## BEGIN Information supplied

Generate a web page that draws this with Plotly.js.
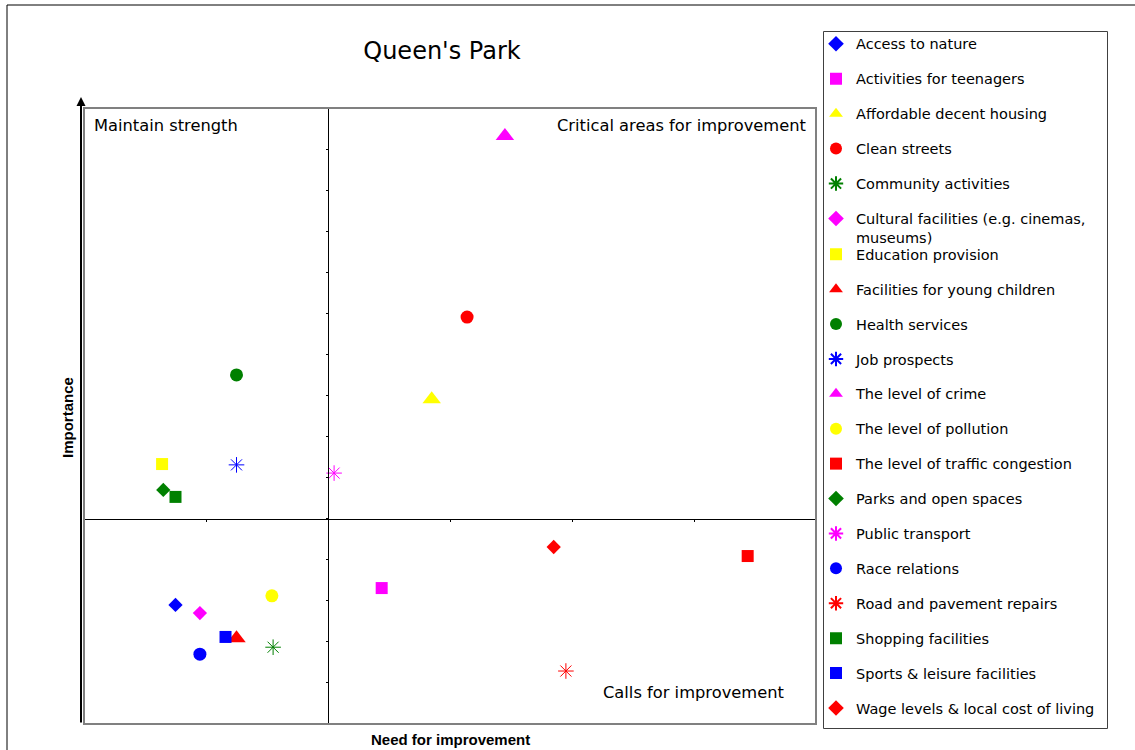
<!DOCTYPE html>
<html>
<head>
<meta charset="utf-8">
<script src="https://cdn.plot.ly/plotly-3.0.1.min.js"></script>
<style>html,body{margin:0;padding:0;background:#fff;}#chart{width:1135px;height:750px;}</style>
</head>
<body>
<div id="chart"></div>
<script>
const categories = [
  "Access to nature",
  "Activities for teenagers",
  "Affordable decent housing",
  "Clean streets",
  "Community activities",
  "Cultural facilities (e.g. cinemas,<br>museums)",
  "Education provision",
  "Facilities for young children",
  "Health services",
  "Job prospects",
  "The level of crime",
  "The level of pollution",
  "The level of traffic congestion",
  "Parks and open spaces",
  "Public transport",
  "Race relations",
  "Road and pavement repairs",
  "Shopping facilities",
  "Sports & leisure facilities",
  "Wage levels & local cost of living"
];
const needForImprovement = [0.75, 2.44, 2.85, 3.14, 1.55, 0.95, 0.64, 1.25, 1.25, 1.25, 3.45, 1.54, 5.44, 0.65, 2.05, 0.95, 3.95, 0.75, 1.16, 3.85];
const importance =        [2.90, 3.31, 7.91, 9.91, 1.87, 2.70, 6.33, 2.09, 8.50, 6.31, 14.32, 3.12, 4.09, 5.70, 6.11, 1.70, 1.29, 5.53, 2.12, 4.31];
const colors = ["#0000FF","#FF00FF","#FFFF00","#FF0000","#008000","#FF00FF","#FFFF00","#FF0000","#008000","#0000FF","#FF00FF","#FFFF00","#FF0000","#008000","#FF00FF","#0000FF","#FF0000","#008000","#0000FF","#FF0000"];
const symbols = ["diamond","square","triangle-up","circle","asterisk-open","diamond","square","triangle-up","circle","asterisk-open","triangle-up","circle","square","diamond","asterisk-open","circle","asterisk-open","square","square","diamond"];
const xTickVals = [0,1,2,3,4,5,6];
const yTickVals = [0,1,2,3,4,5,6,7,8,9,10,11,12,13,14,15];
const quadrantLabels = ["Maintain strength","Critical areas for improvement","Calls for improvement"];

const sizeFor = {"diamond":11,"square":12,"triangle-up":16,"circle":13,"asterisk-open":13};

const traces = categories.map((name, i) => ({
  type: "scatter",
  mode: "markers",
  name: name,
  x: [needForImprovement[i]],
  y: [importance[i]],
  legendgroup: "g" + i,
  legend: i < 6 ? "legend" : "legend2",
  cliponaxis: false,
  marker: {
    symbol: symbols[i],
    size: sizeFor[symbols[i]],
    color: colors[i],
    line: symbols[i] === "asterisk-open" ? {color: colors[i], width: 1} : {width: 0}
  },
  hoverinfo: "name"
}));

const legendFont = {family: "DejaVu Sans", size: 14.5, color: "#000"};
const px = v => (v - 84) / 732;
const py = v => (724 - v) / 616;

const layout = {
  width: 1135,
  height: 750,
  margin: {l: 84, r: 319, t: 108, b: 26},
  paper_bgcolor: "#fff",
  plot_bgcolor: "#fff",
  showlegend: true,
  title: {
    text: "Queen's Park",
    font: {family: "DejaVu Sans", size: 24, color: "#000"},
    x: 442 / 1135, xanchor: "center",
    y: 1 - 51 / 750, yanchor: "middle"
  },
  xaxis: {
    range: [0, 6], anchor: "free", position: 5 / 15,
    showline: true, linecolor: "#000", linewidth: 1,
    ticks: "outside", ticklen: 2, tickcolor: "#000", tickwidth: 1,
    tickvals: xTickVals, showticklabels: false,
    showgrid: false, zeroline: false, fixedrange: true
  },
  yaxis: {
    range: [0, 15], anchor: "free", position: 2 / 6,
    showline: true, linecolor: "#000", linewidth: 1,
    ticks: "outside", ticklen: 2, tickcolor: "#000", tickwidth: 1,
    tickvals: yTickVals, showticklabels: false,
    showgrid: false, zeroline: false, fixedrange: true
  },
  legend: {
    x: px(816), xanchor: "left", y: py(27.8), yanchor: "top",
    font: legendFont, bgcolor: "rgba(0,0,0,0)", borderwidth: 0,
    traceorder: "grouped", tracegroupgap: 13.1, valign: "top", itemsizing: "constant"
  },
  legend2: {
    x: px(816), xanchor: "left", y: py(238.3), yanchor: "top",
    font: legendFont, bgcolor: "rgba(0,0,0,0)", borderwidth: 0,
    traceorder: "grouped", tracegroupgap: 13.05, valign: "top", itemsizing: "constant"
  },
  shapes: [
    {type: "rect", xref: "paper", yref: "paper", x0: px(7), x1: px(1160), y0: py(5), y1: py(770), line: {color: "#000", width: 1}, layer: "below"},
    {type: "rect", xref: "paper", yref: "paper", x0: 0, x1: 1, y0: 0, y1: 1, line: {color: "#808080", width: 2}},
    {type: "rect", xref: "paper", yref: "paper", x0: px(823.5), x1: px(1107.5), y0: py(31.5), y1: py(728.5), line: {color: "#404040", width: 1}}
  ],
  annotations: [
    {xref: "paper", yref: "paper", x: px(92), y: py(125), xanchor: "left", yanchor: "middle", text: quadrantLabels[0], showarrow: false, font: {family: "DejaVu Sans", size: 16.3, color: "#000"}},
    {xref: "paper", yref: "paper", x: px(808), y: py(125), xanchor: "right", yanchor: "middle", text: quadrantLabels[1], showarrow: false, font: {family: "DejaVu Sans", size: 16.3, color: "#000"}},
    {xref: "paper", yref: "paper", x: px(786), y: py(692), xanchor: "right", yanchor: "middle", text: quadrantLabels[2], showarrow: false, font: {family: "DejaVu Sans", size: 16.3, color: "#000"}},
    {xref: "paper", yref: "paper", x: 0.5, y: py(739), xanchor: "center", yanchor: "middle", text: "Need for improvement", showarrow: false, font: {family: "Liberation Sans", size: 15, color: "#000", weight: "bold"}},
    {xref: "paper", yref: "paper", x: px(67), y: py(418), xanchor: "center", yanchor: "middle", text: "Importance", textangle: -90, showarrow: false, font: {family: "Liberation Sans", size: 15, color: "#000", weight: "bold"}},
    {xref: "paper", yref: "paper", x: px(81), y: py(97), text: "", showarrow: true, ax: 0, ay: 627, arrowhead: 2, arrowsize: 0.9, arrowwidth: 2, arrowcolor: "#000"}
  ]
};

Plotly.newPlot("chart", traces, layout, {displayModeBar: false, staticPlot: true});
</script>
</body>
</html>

## END Information supplied

» Aim of the exercise
Restate the data above word for word. Do not include the images.

» Output for this task
Generate a web page that draws this with Plotly.js.
<!DOCTYPE html>
<html>
<head>
<meta charset="utf-8">
<script src="https://cdn.plot.ly/plotly-3.0.1.min.js"></script>
<style>html,body{margin:0;padding:0;background:#fff;}#chart{width:1135px;height:750px;}</style>
</head>
<body>
<div id="chart"></div>
<script>
const categories = [
  "Access to nature",
  "Activities for teenagers",
  "Affordable decent housing",
  "Clean streets",
  "Community activities",
  "Cultural facilities (e.g. cinemas,<br>museums)",
  "Education provision",
  "Facilities for young children",
  "Health services",
  "Job prospects",
  "The level of crime",
  "The level of pollution",
  "The level of traffic congestion",
  "Parks and open spaces",
  "Public transport",
  "Race relations",
  "Road and pavement repairs",
  "Shopping facilities",
  "Sports & leisure facilities",
  "Wage levels & local cost of living"
];
const needForImprovement = [0.75, 2.44, 2.85, 3.14, 1.55, 0.95, 0.64, 1.25, 1.25, 1.25, 3.45, 1.54, 5.44, 0.65, 2.05, 0.95, 3.95, 0.75, 1.16, 3.85];
const importance =        [2.90, 3.31, 7.91, 9.91, 1.87, 2.70, 6.33, 2.09, 8.50, 6.31, 14.32, 3.12, 4.09, 5.70, 6.11, 1.70, 1.29, 5.53, 2.12, 4.31];
const colors = ["#0000FF","#FF00FF","#FFFF00","#FF0000","#008000","#FF00FF","#FFFF00","#FF0000","#008000","#0000FF","#FF00FF","#FFFF00","#FF0000","#008000","#FF00FF","#0000FF","#FF0000","#008000","#0000FF","#FF0000"];
const symbols = ["diamond","square","triangle-up","circle","asterisk-open","diamond","square","triangle-up","circle","asterisk-open","triangle-up","circle","square","diamond","asterisk-open","circle","asterisk-open","square","square","diamond"];
const xTickVals = [0,1,2,3,4,5,6];
const yTickVals = [0,1,2,3,4,5,6,7,8,9,10,11,12,13,14,15];
const quadrantLabels = ["Maintain strength","Critical areas for improvement","Calls for improvement"];

const sizeFor = {"diamond":11,"square":12,"triangle-up":16,"circle":13,"asterisk-open":13};

const traces = categories.map((name, i) => ({
  type: "scatter",
  mode: "markers",
  name: name,
  x: [needForImprovement[i]],
  y: [importance[i]],
  legendgroup: "g" + i,
  legend: i < 6 ? "legend" : "legend2",
  cliponaxis: false,
  marker: {
    symbol: symbols[i],
    size: sizeFor[symbols[i]],
    color: colors[i],
    line: symbols[i] === "asterisk-open" ? {color: colors[i], width: 1} : {width: 0}
  },
  hoverinfo: "name"
}));

const legendFont = {family: "DejaVu Sans", size: 14.5, color: "#000"};
const px = v => (v - 84) / 732;
const py = v => (724 - v) / 616;

const layout = {
  width: 1135,
  height: 750,
  margin: {l: 84, r: 319, t: 108, b: 26},
  paper_bgcolor: "#fff",
  plot_bgcolor: "#fff",
  showlegend: true,
  title: {
    text: "Queen's Park",
    font: {family: "DejaVu Sans", size: 24, color: "#000"},
    x: 442 / 1135, xanchor: "center",
    y: 1 - 51 / 750, yanchor: "middle"
  },
  xaxis: {
    range: [0, 6], anchor: "free", position: 5 / 15,
    showline: true, linecolor: "#000", linewidth: 1,
    ticks: "outside", ticklen: 2, tickcolor: "#000", tickwidth: 1,
    tickvals: xTickVals, showticklabels: false,
    showgrid: false, zeroline: false, fixedrange: true
  },
  yaxis: {
    range: [0, 15], anchor: "free", position: 2 / 6,
    showline: true, linecolor: "#000", linewidth: 1,
    ticks: "outside", ticklen: 2, tickcolor: "#000", tickwidth: 1,
    tickvals: yTickVals, showticklabels: false,
    showgrid: false, zeroline: false, fixedrange: true
  },
  legend: {
    x: px(816), xanchor: "left", y: py(27.8), yanchor: "top",
    font: legendFont, bgcolor: "rgba(0,0,0,0)", borderwidth: 0,
    traceorder: "grouped", tracegroupgap: 13.1, valign: "top", itemsizing: "constant"
  },
  legend2: {
    x: px(816), xanchor: "left", y: py(238.3), yanchor: "top",
    font: legendFont, bgcolor: "rgba(0,0,0,0)", borderwidth: 0,
    traceorder: "grouped", tracegroupgap: 13.05, valign: "top", itemsizing: "constant"
  },
  shapes: [
    {type: "rect", xref: "paper", yref: "paper", x0: px(7), x1: px(1160), y0: py(5), y1: py(770), line: {color: "#000", width: 1}, layer: "below"},
    {type: "rect", xref: "paper", yref: "paper", x0: 0, x1: 1, y0: 0, y1: 1, line: {color: "#808080", width: 2}},
    {type: "rect", xref: "paper", yref: "paper", x0: px(823.5), x1: px(1107.5), y0: py(31.5), y1: py(728.5), line: {color: "#404040", width: 1}}
  ],
  annotations: [
    {xref: "paper", yref: "paper", x: px(92), y: py(125), xanchor: "left", yanchor: "middle", text: quadrantLabels[0], showarrow: false, font: {family: "DejaVu Sans", size: 16.3, color: "#000"}},
    {xref: "paper", yref: "paper", x: px(808), y: py(125), xanchor: "right", yanchor: "middle", text: quadrantLabels[1], showarrow: false, font: {family: "DejaVu Sans", size: 16.3, color: "#000"}},
    {xref: "paper", yref: "paper", x: px(786), y: py(692), xanchor: "right", yanchor: "middle", text: quadrantLabels[2], showarrow: false, font: {family: "DejaVu Sans", size: 16.3, color: "#000"}},
    {xref: "paper", yref: "paper", x: 0.5, y: py(739), xanchor: "center", yanchor: "middle", text: "Need for improvement", showarrow: false, font: {family: "Liberation Sans", size: 15, color: "#000", weight: "bold"}},
    {xref: "paper", yref: "paper", x: px(67), y: py(418), xanchor: "center", yanchor: "middle", text: "Importance", textangle: -90, showarrow: false, font: {family: "Liberation Sans", size: 15, color: "#000", weight: "bold"}},
    {xref: "paper", yref: "paper", x: px(81), y: py(97), text: "", showarrow: true, ax: 0, ay: 627, arrowhead: 2, arrowsize: 0.9, arrowwidth: 2, arrowcolor: "#000"}
  ]
};

Plotly.newPlot("chart", traces, layout, {displayModeBar: false, staticPlot: true});
</script>
</body>
</html>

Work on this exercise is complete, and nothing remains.